We lay our hands on the guy during the tournament of Lyon in a tiny room with no windows. Gilles Simon arrives, leaves, comes back, leaves again to scour the corridors in search of candy, finds some, collapses with his 1,85 m onto the sofa, sounds surprised. “People tell me: ‘You’re always off to another place, I wouldn’t like to be in your shoes.’ But that’s not the life I’m living. I sleep ten hours at night. I spend my days waiting at the hotel. We’ve got so much time to kill… Being stay-at-home gives you an advantage in tennis. It’s the right job for you then.”
That was the third encounter. The eyes are bright, with a slight defiant note we don't get immediately – we’ll come back to that later. We have an excuse: in the world of sports, where saying one word too much is as frightening a prospect as losing a match, a meeting with Gilles Simon is close to an extrasensory experience. He has nothing to sell (and especially not himself), nothing to fear, no message to put across, no reserve on any topic. Therefore, we get lost in an intense and contradictory field where his words sometimes are faster than his thoughts. The core of his speech reveals a high level: he has the humility of a guy who fought to obtain everything he has and the XXL ego of a world number 12 – nothing midway.
About music. “I learned the piano during 7 years at the music school of Aulnay-sous-Bois. It isn't comparable with tennis at all: when you work on a piece of music, the way is all mapped out and predictable. My brother chose the saxophone. My parents wanted us to do many things, no matter what. A lot of work and rigour, practicing scales for years… Hard stuff. I wouldn’t dare to judge the performance of a pianist playing a sonata. But I still have a good ear. I love music.”
About his talent at the PlayStation, disclosed by Gaël Monfils whom he always beats: “It’s useless. But I’m a playful guy. Whatever I have in the hands, a game controller or anything else...”
About politics: “There’s nothing better if you want to understand how the world works. I have a lot of respect for it. In order to be successful in politics, you must have studied, have charisma… But it looks like a big playground, ‘Prof, he copied, he was not nice to me!’ The speech of a politician is overdetermined by the line of his party, he can’t get off it, we all know it. Most topics don't call for a debate, for example the ecology. And yet, there never is any consensus. The media tirelessly scrutinize the politicians, the images and the words go around in real time. It forces the politicians to adopt behaviours and instinctive reactions they can't get rid of anymore.”

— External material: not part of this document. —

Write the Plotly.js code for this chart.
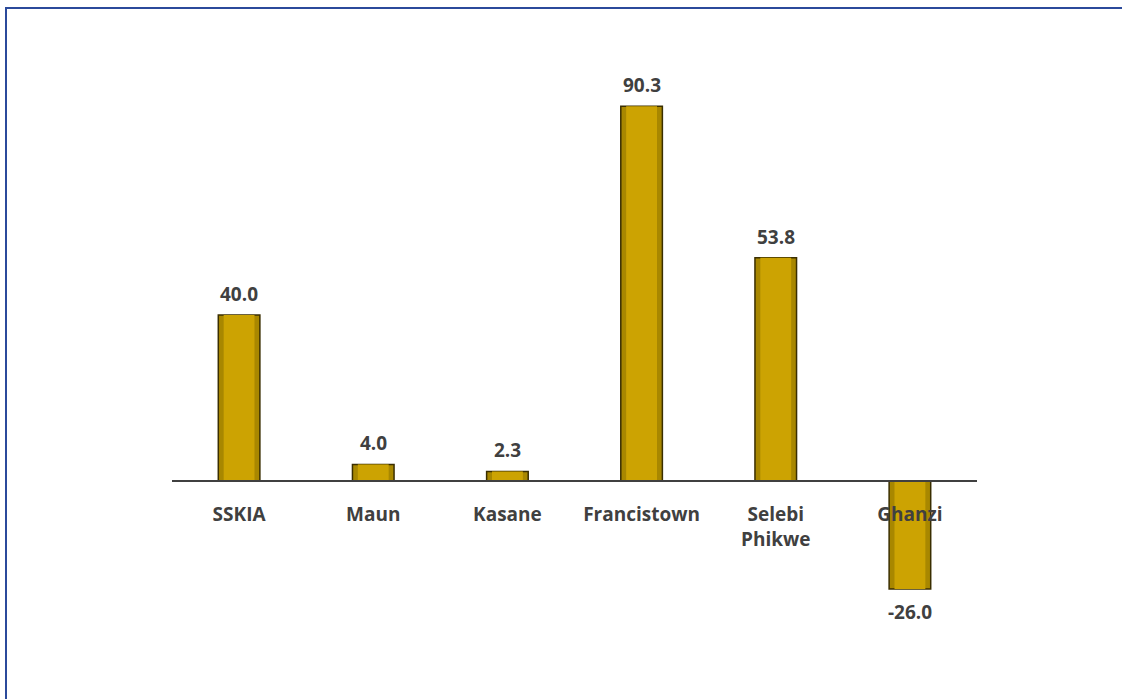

And last but not least, about himself. “My father was a reinsurer, my mother an engineer: nobody at home knew how to succeed in sports. We had to devise, to give us time, not knowing why. I’ve never been in the top 5 of any age group. When I was 14 years old, I was 1,53 m tall and I weighed 38 kg. I had to find solutions. Those [that is the entire tennis world, actually – editor’s note] who say that I have a lot of self-confidence don't know me. I’m not Jo-Wilfried Tsonga. I need to get my fingers burnt to understand that I shouldn’t have put them there. But that’s how I’ve always progressed.” Going into the wind, today as well as yesterday.
Gilles Simon went his path under the gaze of coaches who were not very fond of the player – “we always wondered how he managed to speed up the ball with his small build”, says one of his coaches at the Pôle France of Poitiers –, but showed great respect for the mix of nerve, insolence and keenness of the boy. One story says it all: Thierry Tulasne, his current coach, says he became aware of the potential of the lad… by playing cards with him in Doha in 2003. The mother concisely expressed her feelings once in l’Equipe: “When I see all the humiliations he’s experienced, I find that the high-level sport sometimes was cruel to him.” And it keeps up,
mezza voce now that the scalps of Federer or Nadal hang at his belt. When Simon reached the Masters of Shanghai at the end of 2008 – the Masters is by definition a tournament with the 8 best players in the world only –, some players reckoned that they would soon be ‘oil barons’ themselves. Tulasne said once: “Gilles' normality makes him abnormal.” We’re getting closer and closer to the point. Tsonga is psychologically indestructible, a sort of inverse mirror of his easily damaged body. Monfils learned how to hide his shyness and his need to be reassured under his athleticism and the gesticulations of the showman. Richard Gasquet was a star by the age of 10. The story of Gilles Simon is the story of a guy who is curious about everything and good at everything - golf handicap of 15 at the age of 12, excellent swimmer, talented for the piano, good student - and who’s cut down the scope of his expression as he got better in tennis. That’s the price he paid for it.
As for the rest, we got in last minute the explanation of this slight defiance. Before leaving, we asked him about the worst thing he’s ever read or heard about him. His face suddenly hardened. “’You won’t succeed.’ You should never say that to someone.” OK, but maybe his propensity to prove people around him wrong precisely helped him to… “Sure, to contradict people, ‘I’ll show you all’.” Silence. He’s balancing. For a few seconds. And then it topples over: “No way. That’s not how it works. The more people will tell you that you’re going to fail, the more you will believe it and the more you will fail.
That is the truth. But what are you thinking?“ He’s angry. The airy ("fantastical") tennis player is back into reality.